The Borgia Bride. Jeanne Kalogridis. 2005. St. Martin's Press. 528 pages. [Source: Library]
The Borgia Bride is not a romance novel. If you expect it to be strictly a "romance novel", you may be shocked at how unromantic it is. If you're reading it because you love history, you may also be disappointed, because of the way Kalogridis has decided to interpret history--or "the facts" as she sees them. (I think she was going for shock.) If you are looking for a book with well-rounded characters, look elsewhere.
The novel is set in Renaissance Italy, roughly around 1492-1503. The heroine of the novel is Sancha of Aragon, the wife of Jofre Borgia. It was an arranged marriage, as many were at the time.
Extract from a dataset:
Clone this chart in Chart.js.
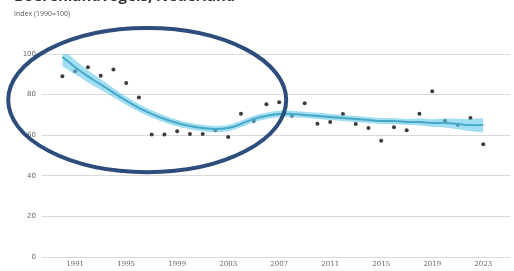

The trouble for Sancha truly begins when the couple goes to Rome to live with the rest of the Borgia family. It is then that Sancha meets her father-in-law (Rodrigo Borgia, Pope Alexander VI), her sister-in-law, Lucrezia, and her brother-in-law Cesare. The author has Sancha falling into instant love (or should that be lust?) with Cesare. This is perhaps helped along by the fact that Cesare "saves" her from being raped by her father-in-law. The two speak the next day, and when he apologizes for wanting to seduce her himself, she confesses that she wouldn't mind--she loves him so it would be different. But Sancha though an adulteress soon realizes that the Borgia family is way too immoral for her to ever belong. She discovers the sick, disturbing secrets of the family; if the family learns that she knows these secrets, well, it wouldn't be pretty. For Sancha realizes that Cesare may be oh-so-dreamy and have a voice like velvet (the book does say that, his voice and manners were like velvet), but he is a murderer; he is cold, calculating, selfish. She's brave enough to end the relationship, but, she still remains trapped in this horribly dysfunctional family. Over half the novel is about Sancha gaining the strength and perhaps stealth needed to defeat evil and make a stand for justice.
The Borgia Bride definitely has adult content. It is historical fiction. Its focus is on the outrageous, scandalous, reprehensible behavior of the Borgia family. I'm not sure how much of this is based on actual historical evidence--not historical allegations, because allegations are sometimes known to be questionable or controversial or completely false. The Borgias as depicted by Kalogridis are evil through and through with absolutely no good to them at all. The father, the sons, the daughter. They are not a little bad, a little dangerous--they are pure evil. Cesare is not a Byronic hero; he's the devil. There is absolutely no character depth in this novel. Villains can be exciting or fascinating. (Would Alias be the same without Arvin Sloane? Would Once Upon A Time be the same without Regina or Mr. Gold? There has to be substance even to villains for the story to work.)
The Borgia Bride's biggest weakness is it is almost impossible to truly care about any of the characters.